_EXERCISE DETAILS_
Drop the images; return everything else in the listing below exactly.

_DATA BLOCK_
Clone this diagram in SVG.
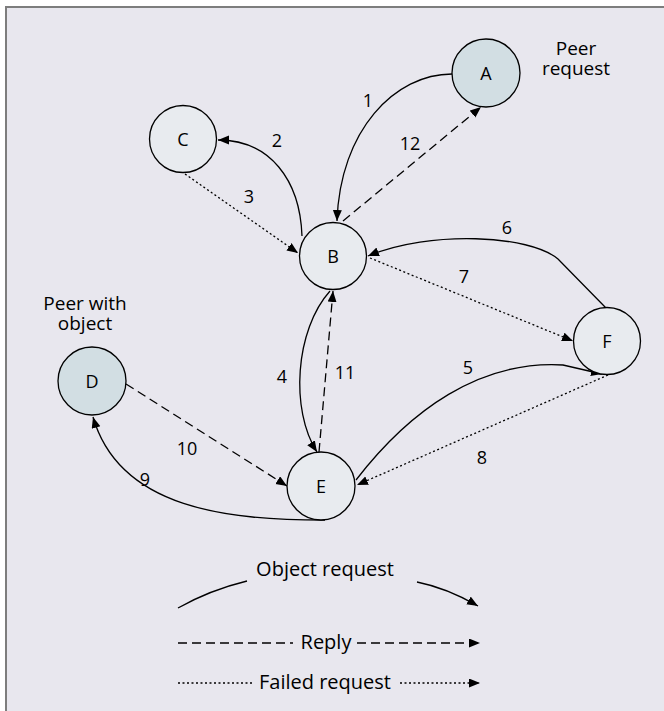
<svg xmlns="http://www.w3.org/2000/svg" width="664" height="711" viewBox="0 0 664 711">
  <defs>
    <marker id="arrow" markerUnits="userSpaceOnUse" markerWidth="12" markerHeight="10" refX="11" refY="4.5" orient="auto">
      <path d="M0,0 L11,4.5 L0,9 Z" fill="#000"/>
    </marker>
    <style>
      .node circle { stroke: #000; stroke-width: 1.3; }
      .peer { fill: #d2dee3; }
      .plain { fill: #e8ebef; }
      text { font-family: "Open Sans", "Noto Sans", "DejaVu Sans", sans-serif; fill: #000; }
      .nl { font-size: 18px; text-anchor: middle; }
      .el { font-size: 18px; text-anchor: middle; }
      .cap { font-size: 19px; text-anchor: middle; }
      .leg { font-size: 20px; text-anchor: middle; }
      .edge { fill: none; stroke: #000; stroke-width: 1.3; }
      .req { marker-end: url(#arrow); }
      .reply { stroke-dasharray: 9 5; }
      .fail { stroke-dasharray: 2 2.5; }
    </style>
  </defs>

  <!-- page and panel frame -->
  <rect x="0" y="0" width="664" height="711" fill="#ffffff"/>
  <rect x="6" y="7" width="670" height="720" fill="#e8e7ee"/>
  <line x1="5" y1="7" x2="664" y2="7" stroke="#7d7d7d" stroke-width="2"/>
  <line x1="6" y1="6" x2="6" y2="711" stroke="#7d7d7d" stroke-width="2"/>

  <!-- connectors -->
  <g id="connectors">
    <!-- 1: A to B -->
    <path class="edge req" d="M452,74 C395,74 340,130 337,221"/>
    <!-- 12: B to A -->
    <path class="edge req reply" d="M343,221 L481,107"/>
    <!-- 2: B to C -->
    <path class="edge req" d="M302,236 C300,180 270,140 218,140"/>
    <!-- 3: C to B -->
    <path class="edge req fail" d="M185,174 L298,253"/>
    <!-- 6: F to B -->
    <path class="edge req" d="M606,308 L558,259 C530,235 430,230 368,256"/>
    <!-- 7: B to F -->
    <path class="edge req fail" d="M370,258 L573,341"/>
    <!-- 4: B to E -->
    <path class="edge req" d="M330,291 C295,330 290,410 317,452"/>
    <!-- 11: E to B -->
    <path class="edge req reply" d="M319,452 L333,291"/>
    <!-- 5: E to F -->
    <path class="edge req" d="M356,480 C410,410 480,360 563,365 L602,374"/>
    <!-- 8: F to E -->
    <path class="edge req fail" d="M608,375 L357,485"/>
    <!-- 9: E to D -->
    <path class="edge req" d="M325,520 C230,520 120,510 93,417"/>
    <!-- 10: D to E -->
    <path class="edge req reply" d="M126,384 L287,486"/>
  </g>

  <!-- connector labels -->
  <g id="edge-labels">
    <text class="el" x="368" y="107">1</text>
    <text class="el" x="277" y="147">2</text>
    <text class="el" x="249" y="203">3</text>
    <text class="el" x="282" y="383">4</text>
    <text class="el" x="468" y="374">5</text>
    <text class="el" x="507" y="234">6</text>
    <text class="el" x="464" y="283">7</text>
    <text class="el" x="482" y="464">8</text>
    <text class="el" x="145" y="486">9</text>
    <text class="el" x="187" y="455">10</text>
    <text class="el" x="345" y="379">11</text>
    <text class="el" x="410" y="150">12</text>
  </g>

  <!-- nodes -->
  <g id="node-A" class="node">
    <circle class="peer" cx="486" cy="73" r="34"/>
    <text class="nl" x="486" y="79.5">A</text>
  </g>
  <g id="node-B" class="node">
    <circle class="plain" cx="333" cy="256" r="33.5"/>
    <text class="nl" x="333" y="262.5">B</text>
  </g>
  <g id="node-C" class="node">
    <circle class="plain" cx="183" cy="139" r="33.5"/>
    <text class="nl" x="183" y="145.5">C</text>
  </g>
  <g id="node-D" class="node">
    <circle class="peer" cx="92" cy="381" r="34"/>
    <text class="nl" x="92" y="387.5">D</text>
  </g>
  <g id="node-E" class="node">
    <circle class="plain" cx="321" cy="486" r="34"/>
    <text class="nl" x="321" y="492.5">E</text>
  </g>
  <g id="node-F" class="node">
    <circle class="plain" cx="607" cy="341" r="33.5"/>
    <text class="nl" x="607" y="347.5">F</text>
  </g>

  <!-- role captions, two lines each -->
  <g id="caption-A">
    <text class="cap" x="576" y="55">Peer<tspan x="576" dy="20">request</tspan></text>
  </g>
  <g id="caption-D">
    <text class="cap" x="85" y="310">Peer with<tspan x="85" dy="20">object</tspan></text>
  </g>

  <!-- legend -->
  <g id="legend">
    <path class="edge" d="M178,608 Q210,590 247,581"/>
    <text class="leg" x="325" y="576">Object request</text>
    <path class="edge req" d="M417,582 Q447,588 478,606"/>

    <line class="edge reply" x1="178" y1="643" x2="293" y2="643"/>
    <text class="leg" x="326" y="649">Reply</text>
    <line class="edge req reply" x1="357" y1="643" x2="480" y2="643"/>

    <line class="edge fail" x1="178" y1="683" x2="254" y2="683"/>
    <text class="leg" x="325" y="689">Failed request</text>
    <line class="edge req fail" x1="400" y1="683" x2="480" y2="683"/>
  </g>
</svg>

_ANSWER BELOW_
Clone this diagram in SVG.
<svg xmlns="http://www.w3.org/2000/svg" width="664" height="711" viewBox="0 0 664 711">
  <defs>
    <marker id="arrow" markerUnits="userSpaceOnUse" markerWidth="12" markerHeight="10" refX="11" refY="4.5" orient="auto">
      <path d="M0,0 L11,4.5 L0,9 Z" fill="#000"/>
    </marker>
    <style>
      .node circle { stroke: #000; stroke-width: 1.3; }
      .peer { fill: #d2dee3; }
      .plain { fill: #e8ebef; }
      text { font-family: "Open Sans", "Noto Sans", "DejaVu Sans", sans-serif; fill: #000; }
      .nl { font-size: 18px; text-anchor: middle; }
      .el { font-size: 18px; text-anchor: middle; }
      .cap { font-size: 19px; text-anchor: middle; }
      .leg { font-size: 20px; text-anchor: middle; }
      .edge { fill: none; stroke: #000; stroke-width: 1.3; }
      .req { marker-end: url(#arrow); }
      .reply { stroke-dasharray: 9 5; }
      .fail { stroke-dasharray: 2 2.5; }
    </style>
  </defs>

  <!-- page and panel frame -->
  <rect x="0" y="0" width="664" height="711" fill="#ffffff"/>
  <rect x="6" y="7" width="670" height="720" fill="#e8e7ee"/>
  <line x1="5" y1="7" x2="664" y2="7" stroke="#7d7d7d" stroke-width="2"/>
  <line x1="6" y1="6" x2="6" y2="711" stroke="#7d7d7d" stroke-width="2"/>

  <!-- connectors -->
  <g id="connectors">
    <!-- 1: A to B -->
    <path class="edge req" d="M452,74 C395,74 340,130 337,221"/>
    <!-- 12: B to A -->
    <path class="edge req reply" d="M343,221 L481,107"/>
    <!-- 2: B to C -->
    <path class="edge req" d="M302,236 C300,180 270,140 218,140"/>
    <!-- 3: C to B -->
    <path class="edge req fail" d="M185,174 L298,253"/>
    <!-- 6: F to B -->
    <path class="edge req" d="M606,308 L558,259 C530,235 430,230 368,256"/>
    <!-- 7: B to F -->
    <path class="edge req fail" d="M370,258 L573,341"/>
    <!-- 4: B to E -->
    <path class="edge req" d="M330,291 C295,330 290,410 317,452"/>
    <!-- 11: E to B -->
    <path class="edge req reply" d="M319,452 L333,291"/>
    <!-- 5: E to F -->
    <path class="edge req" d="M356,480 C410,410 480,360 563,365 L602,374"/>
    <!-- 8: F to E -->
    <path class="edge req fail" d="M608,375 L357,485"/>
    <!-- 9: E to D -->
    <path class="edge req" d="M325,520 C230,520 120,510 93,417"/>
    <!-- 10: D to E -->
    <path class="edge req reply" d="M126,384 L287,486"/>
  </g>

  <!-- connector labels -->
  <g id="edge-labels">
    <text class="el" x="368" y="107">1</text>
    <text class="el" x="277" y="147">2</text>
    <text class="el" x="249" y="203">3</text>
    <text class="el" x="282" y="383">4</text>
    <text class="el" x="468" y="374">5</text>
    <text class="el" x="507" y="234">6</text>
    <text class="el" x="464" y="283">7</text>
    <text class="el" x="482" y="464">8</text>
    <text class="el" x="145" y="486">9</text>
    <text class="el" x="187" y="455">10</text>
    <text class="el" x="345" y="379">11</text>
    <text class="el" x="410" y="150">12</text>
  </g>

  <!-- nodes -->
  <g id="node-A" class="node">
    <circle class="peer" cx="486" cy="73" r="34"/>
    <text class="nl" x="486" y="79.5">A</text>
  </g>
  <g id="node-B" class="node">
    <circle class="plain" cx="333" cy="256" r="33.5"/>
    <text class="nl" x="333" y="262.5">B</text>
  </g>
  <g id="node-C" class="node">
    <circle class="plain" cx="183" cy="139" r="33.5"/>
    <text class="nl" x="183" y="145.5">C</text>
  </g>
  <g id="node-D" class="node">
    <circle class="peer" cx="92" cy="381" r="34"/>
    <text class="nl" x="92" y="387.5">D</text>
  </g>
  <g id="node-E" class="node">
    <circle class="plain" cx="321" cy="486" r="34"/>
    <text class="nl" x="321" y="492.5">E</text>
  </g>
  <g id="node-F" class="node">
    <circle class="plain" cx="607" cy="341" r="33.5"/>
    <text class="nl" x="607" y="347.5">F</text>
  </g>

  <!-- role captions, two lines each -->
  <g id="caption-A">
    <text class="cap" x="576" y="55">Peer<tspan x="576" dy="20">request</tspan></text>
  </g>
  <g id="caption-D">
    <text class="cap" x="85" y="310">Peer with<tspan x="85" dy="20">object</tspan></text>
  </g>

  <!-- legend -->
  <g id="legend">
    <path class="edge" d="M178,608 Q210,590 247,581"/>
    <text class="leg" x="325" y="576">Object request</text>
    <path class="edge req" d="M417,582 Q447,588 478,606"/>

    <line class="edge reply" x1="178" y1="643" x2="293" y2="643"/>
    <text class="leg" x="326" y="649">Reply</text>
    <line class="edge req reply" x1="357" y1="643" x2="480" y2="643"/>

    <line class="edge fail" x1="178" y1="683" x2="254" y2="683"/>
    <text class="leg" x="325" y="689">Failed request</text>
    <line class="edge req fail" x1="400" y1="683" x2="480" y2="683"/>
  </g>
</svg>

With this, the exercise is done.